Swenglish

Forgive my Swedish poems, but some things can not be translated.

I think and dream a lot in English, I have noticed. But I count in Swedish. And some Swedish expressions I wouldn’t be able to explain in English. Not so that it made sense anyhow.

There is so much to a language. The underlying perception of culture, the structure, the flow. Bilinguals often find ways to vary between their languages and choose expressions in the language where it appears most natural. Here in Cape Town, we mix languages all the time and we often laugh about how natural it is. We don’t even react. As long as you get your thought across, it doesn’t matter which way.
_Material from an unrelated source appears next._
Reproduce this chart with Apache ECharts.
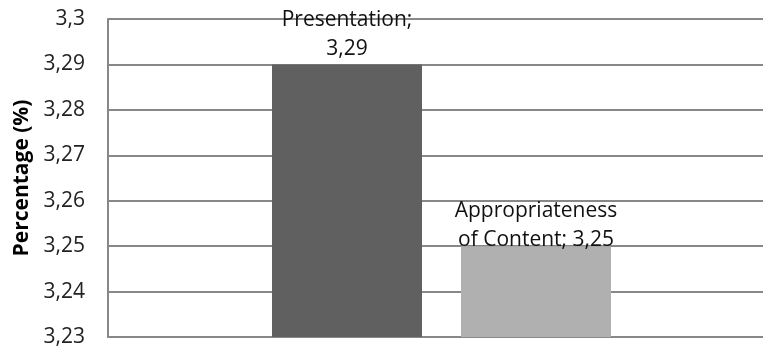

At work I speak English with my South African collegues who amongst them speak Afrikaans, Zulu and Xhosa. We are only about 5 from the Swedish team now in Cape Town. I read e-mails in Norweigan and Danish but I will reply in Swedish. The German e-mails I understand but will answer to in English. Sometimes I will catch myself replying to an e-mail in English written in Swedish. With Lorena I speak a mix of Italian and English. She, on the other hand, speaks French with Freddie.

When we hang out with friends we will speak English, as long as there is a non-Swedish person there. Sometimes, if that person leaves it takes us a while to realize that we can speak our own language. But it makes joking a lot easier.

I do lose some of my character in English. But it’s ok. Being abroad, I find new ways to explore and create myself. Still, underneath it all, in the hidden corners of my smile, i’m Helen från Glada Hudik. And that is untranslatable.